Dec. 14 (Bloomberg) -- Hungary’s radical nationalist Jobbik party surged in polls and is now tied for second place among decided voters as support for Prime Minister Viktor Orban’s ruling party plunged, according to pollster Szonda Ipsos.
Jobbik is tied with the opposition Socialist Party at 24 percent support and trails the governing Fidesz party, which had 39 percent backing in December, according to results published on the Ipsos website today. Jobbik rose 4 percentage points from November while Fidesz fell by as much.
Orban, elected last year with a two-thirds parliamentary majority, in November asked the International Monetary Fund for financial assistance, reversing a policy of shunning international aid. The country lost its investment grade status at Moody’s Investors Service and the forint has been the second-worst performing currency in the world since June 30.

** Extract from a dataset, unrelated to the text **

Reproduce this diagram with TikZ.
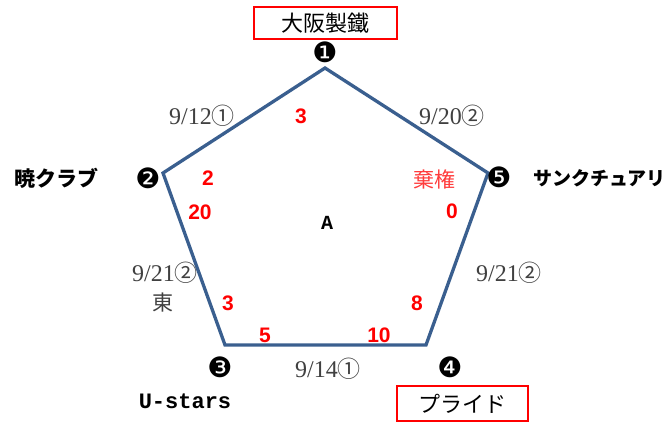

Jobbik backs starting negotiations to restructure Hungary’s debt, the highest among eastern European Union members at 81 percent of gross domestic product last year. The party campaigned on a platform of cracking down on crime linked to the Roma minority.

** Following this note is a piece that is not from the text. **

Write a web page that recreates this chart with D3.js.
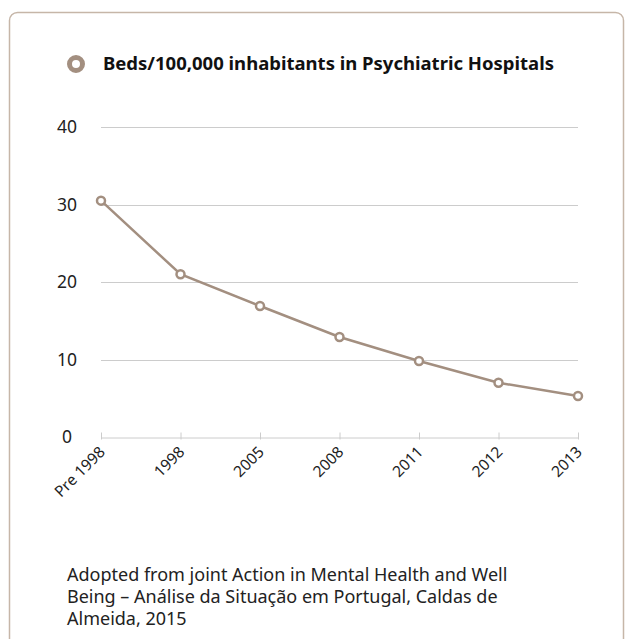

Fidesz leads all parties with 18 percent backing among eligible voters, Ipsos said. The Socialists are second with 11 percent and Jobbik third at 10 percent. Fifty-four percent said they’re “unsure or wouldn’t vote.”
The poll was conducted between Dec. 5 and 12 with the participation of 1,500 adults. The result has a 2.5 percentage point margin of error. The next parliamentary election is scheduled for 2014.